Objective
Set the lines down again exactly, first line through the line that contains "const pts = (xs, ys)", with no pictures.

Information shown
begin
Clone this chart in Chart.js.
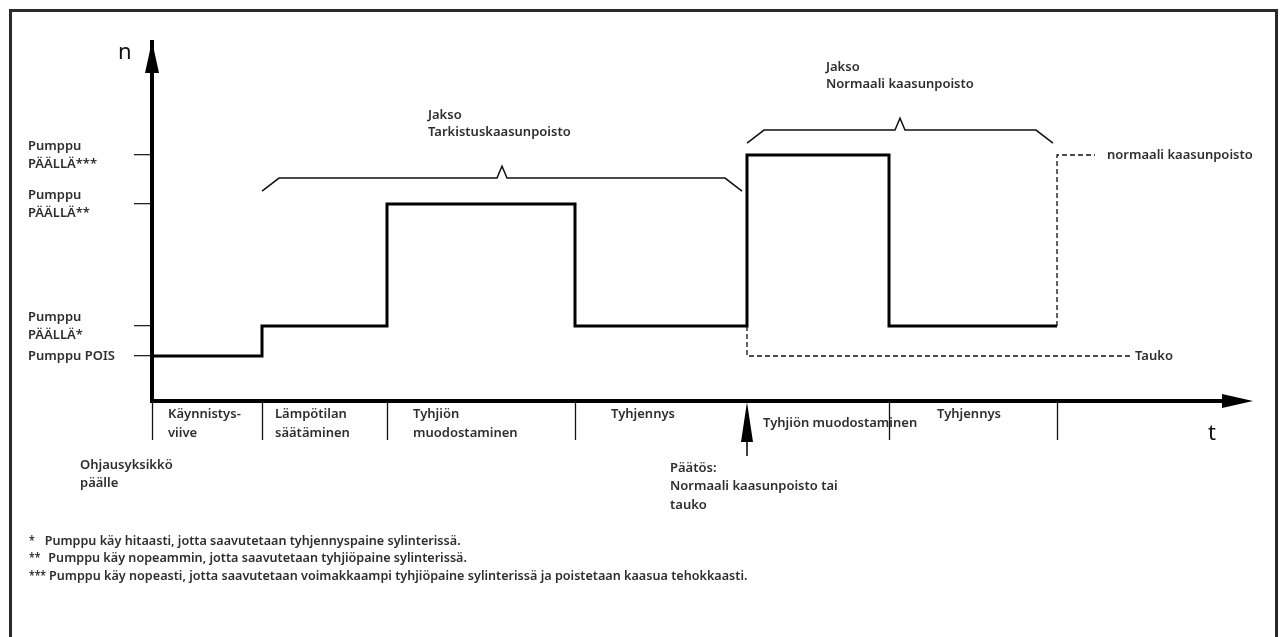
<!DOCTYPE html>
<html lang="fi">
<head>
<meta charset="utf-8">
<title>Pumppu</title>
<script src="https://cdn.jsdelivr.net/npm/chart.js@4.4.1/dist/chart.umd.min.js"></script>
<style>
    html, body { margin: 0; padding: 0; background: #fff; }
    canvas { display: block; }
</style>
</head>
<body>
<canvas id="pumpChart" width="1285" height="637"></canvas>
<script>
// ─── Data ─────────────────────────────────
const phaseStarts = [0, 11, 23.5, 42.3, 59.5, 73.7, 90.5];
const pumpLevels  = [0, 1, 5.07, 1, 6.7, 1, 1];
const phaseNames  = [
    ['Käynnistys-', 'viive'],
    ['Lämpötilan', 'säätäminen'],
    ['Tyhjiön', 'muodostaminen'],
    ['Tyhjennys'],
    ['Tyhjiön muodostaminen'],
    ['Tyhjennys']
];
const levelValues = [0, 1, 5.07, 6.7];
const levelLabels = [['Pumppu POIS'], ['Pumppu', 'PÄÄLLÄ*'], ['Pumppu', 'PÄÄLLÄ**'], ['Pumppu', 'PÄÄLLÄ***']];
const taukoT    = [59.5, 59.5, 97.8];
const taukoN    = [1, 0, 0];
const normaaliT = [90.5, 90.5, 94.3];
const normaaliN = [1, 6.7, 6.7];
const bracketSpans  = [[11, 59], [59.5, 90.1]];
const bracketLevels = [5.93, 7.53];
const bracketTitles = [['Jakso', 'Tarkistuskaasunpoisto'], ['Jakso', 'Normaali kaasunpoisto']];
const decisionT = 59.5;
const footnotes = [
    ['*', 'Pumppu käy hitaasti, jotta saavutetaan tyhjennyspaine sylinterissä.'],
    ['**', 'Pumppu käy nopeammin, jotta saavutetaan tyhjiöpaine sylinterissä.'],
    ['***', 'Pumppu käy nopeasti, jotta saavutetaan voimakkaampi tyhjiöpaine sylinterissä ja poistetaan kaasua tehokkaasti.']
];

const LABEL_FONT = '600 13px "Noto Sans"';
const TEXT_COLOR = '#2e2e2e';

const pts = (xs, ys) => xs.map((x, i) => ({ x, y: ys[i] }));

function label(ctx, lines, x, y, lh = 18, squeeze = 1) {
    ctx.save();
    ctx.font = LABEL_FONT;
    ctx.fillStyle = TEXT_COLOR;
    ctx.textAlign = 'left';
    ctx.textBaseline = 'middle';
    ctx.translate(x, y);
    ctx.scale(squeeze, 1);
    lines.forEach((s, i) => ctx.fillText(s, 0, i * lh));
    ctx.restore();
}

function triangle(ctx, ax, ay, bx, by, cx, cy) {
    ctx.beginPath();
    ctx.moveTo(ax, ay); ctx.lineTo(bx, by); ctx.lineTo(cx, cy);
    ctx.closePath();
    ctx.fill();
}

// ─── Drawing of axes arrows, brackets and texts ──
const schemePlugin = {
    id: 'scheme',
    afterDraw(chart) {
        const { ctx, chartArea: area, scales: { x, y } } = chart;
        const px = v => x.getPixelForValue(v);
        const py = v => y.getPixelForValue(v);
        const axisY = area.bottom;

        ctx.save();
        // frame
        ctx.strokeStyle = '#2a2a2a';
        ctx.lineWidth = 3;
        ctx.strokeRect(10.5, 10.5, 1266, 700);

        // t axis with arrow
        ctx.strokeStyle = '#000';
        ctx.fillStyle = '#000';
        ctx.lineWidth = 4;
        ctx.beginPath();
        ctx.moveTo(area.left - 2, axisY);
        ctx.lineTo(area.right - 25, axisY);
        ctx.stroke();
        triangle(ctx, area.right + 1, axisY, area.right - 30, axisY - 7, area.right - 30, axisY + 7);

        // n axis arrow
        triangle(ctx, area.left, area.top - 1, area.left - 7, area.top + 31, area.left + 7, area.top + 31);

        // axis letters
        ctx.font = '400 22px "Noto Sans"';
        ctx.fillStyle = '#111';
        ctx.textAlign = 'left';
        ctx.textBaseline = 'middle';
        ctx.fillText('n', area.left - 34, area.top + 11);
        ctx.fillText('t', area.right - 44, axisY + 33);

        // separators below t axis
        ctx.lineWidth = 1.3;
        ctx.strokeStyle = '#111';
        phaseStarts.filter(t => t !== decisionT).forEach(t => {
            const xx = Math.round(px(t)) + 0.5;
            ctx.beginPath();
            ctx.moveTo(xx, axisY);
            ctx.lineTo(xx, axisY + 39);
            ctx.stroke();
        });

        // decision arrow
        const dx = px(decisionT);
        ctx.lineWidth = 1.6;
        ctx.beginPath();
        ctx.moveTo(dx, axisY + 55);
        ctx.lineTo(dx, axisY + 38);
        ctx.stroke();
        ctx.fillStyle = '#000';
        triangle(ctx, dx, axisY + 1, dx - 6, axisY + 41, dx + 6, axisY + 41);

        // brackets
        ctx.lineWidth = 1.5;
        ctx.strokeStyle = '#111';
        bracketSpans.forEach(([a, b], i) => {
            const x0 = px(a), x1 = px(b), yy = py(bracketLevels[i]);
            const mid = (x0 + x1) / 2;
            ctx.beginPath();
            ctx.moveTo(x0, yy + 13);
            ctx.lineTo(x0 + 17, yy);
            ctx.lineTo(mid - 5, yy);
            ctx.lineTo(mid, yy - 12);
            ctx.lineTo(mid + 5, yy);
            ctx.lineTo(x1 - 17, yy);
            ctx.lineTo(x1, yy + 13);
            ctx.stroke();
            label(ctx, bracketTitles[i], mid - 74, yy - 63, 17);
        });

        // phase labels
        const offsets = [16, 13, 26, 36, 16, 48];
        const drops   = [13, 13, 13, 13, 22, 13];
        phaseNames.forEach((lines, i) => {
            label(ctx, lines, px(phaseStarts[i]) + offsets[i], axisY + drops[i], 19);
        });

        // line end texts
        label(ctx, ['normaali kaasunpoisto'], px(normaaliT[2]) + 12, py(normaaliN[2]));
        label(ctx, ['Tauko'], px(taukoT[2]) + 5, py(taukoN[2]));

        // lower notes
        label(ctx, ['Ohjausyksikkö', 'päälle'], 80, 465);
        label(ctx, ['Päätös:', 'Normaali kaasunpoisto tai', 'tauko'], dx - 77, 468, 18.5);

        const gaps = [10, 8, 3];
        footnotes.forEach(([mark, txt], i) => {
            const yy = 541 + i * 17.5;
            label(ctx, [mark], 29, yy, 18, 0.8);
            ctx.font = LABEL_FONT;
            const mw = ctx.measureText(mark).width * 0.8;
            label(ctx, [txt], 29 + mw + gaps[i], yy, 18, 0.97);
        });
        ctx.restore();
    }
};

new Chart(document.getElementById('pumpChart'), {
    type: 'line',
    data: {
        datasets: [
            {
                data: pts(phaseStarts, pumpLevels),
                stepped: true,
                borderColor: '#000',
                borderWidth: 3,
                pointRadius: 0,
                fill: false,
                clip: false
            },
            {
                data: pts(taukoT, taukoN),
                borderColor: '#111',
                borderWidth: 1.3,
                borderDash: [5, 3],
                pointRadius: 0,
                fill: false,
                clip: false
            },
            {
                data: pts(normaaliT, normaaliN),
                borderColor: '#111',
                borderWidth: 1.3,
                borderDash: [5, 3],
                pointRadius: 0,
                fill: false,
                clip: false
            }
        ]
    },
    options: {
        responsive: false,
        devicePixelRatio: 1,
        animation: false,
        events: [],
        layout: { padding: { left: 28, top: 42, right: 33, bottom: 236 } },
        plugins: { legend: { display: false }, tooltip: { enabled: false } },
        scales: {
            x: { type: 'linear', display: false, min: 0, max: 110 },
            y: {
                type: 'linear',
                min: -1.5,
                max: 10.467,
                afterBuildTicks(scale) { scale.ticks = levelValues.map(v => ({ value: v })); },
                afterFit(scale) { scale.width = 124; },
                border: { display: true, color: '#000', width: 4 },
                grid: { drawOnChartArea: false, drawTicks: true, tickLength: 18, color: '#222', lineWidth: 1.3 },
                ticks: {
                    autoSkip: false,
                    crossAlign: 'far',
                    color: TEXT_COLOR,
                    font: { family: 'Noto Sans', size: 13, weight: '600', lineHeight: 1.385 },
                    callback: (v, i) => levelLabels[i]
                }
            }
        }
    },
    plugins: [schemePlugin]
});
</script>
</body>
</html>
end
Output of the task
Clone this chart in Chart.js.
<!DOCTYPE html>
<html lang="fi">
<head>
<meta charset="utf-8">
<title>Pumppu</title>
<script src="https://cdn.jsdelivr.net/npm/chart.js@4.4.1/dist/chart.umd.min.js"></script>
<style>
    html, body { margin: 0; padding: 0; background: #fff; }
    canvas { display: block; }
</style>
</head>
<body>
<canvas id="pumpChart" width="1285" height="637"></canvas>
<script>
// ─── Data ─────────────────────────────────
const phaseStarts = [0, 11, 23.5, 42.3, 59.5, 73.7, 90.5];
const pumpLevels  = [0, 1, 5.07, 1, 6.7, 1, 1];
const phaseNames  = [
    ['Käynnistys-', 'viive'],
    ['Lämpötilan', 'säätäminen'],
    ['Tyhjiön', 'muodostaminen'],
    ['Tyhjennys'],
    ['Tyhjiön muodostaminen'],
    ['Tyhjennys']
];
const levelValues = [0, 1, 5.07, 6.7];
const levelLabels = [['Pumppu POIS'], ['Pumppu', 'PÄÄLLÄ*'], ['Pumppu', 'PÄÄLLÄ**'], ['Pumppu', 'PÄÄLLÄ***']];
const taukoT    = [59.5, 59.5, 97.8];
const taukoN    = [1, 0, 0];
const normaaliT = [90.5, 90.5, 94.3];
const normaaliN = [1, 6.7, 6.7];
const bracketSpans  = [[11, 59], [59.5, 90.1]];
const bracketLevels = [5.93, 7.53];
const bracketTitles = [['Jakso', 'Tarkistuskaasunpoisto'], ['Jakso', 'Normaali kaasunpoisto']];
const decisionT = 59.5;
const footnotes = [
    ['*', 'Pumppu käy hitaasti, jotta saavutetaan tyhjennyspaine sylinterissä.'],
    ['**', 'Pumppu käy nopeammin, jotta saavutetaan tyhjiöpaine sylinterissä.'],
    ['***', 'Pumppu käy nopeasti, jotta saavutetaan voimakkaampi tyhjiöpaine sylinterissä ja poistetaan kaasua tehokkaasti.']
];

const LABEL_FONT = '600 13px "Noto Sans"';
const TEXT_COLOR = '#2e2e2e';

const pts = (xs, ys) => xs.map((x, i) => ({ x, y: ys[i] }));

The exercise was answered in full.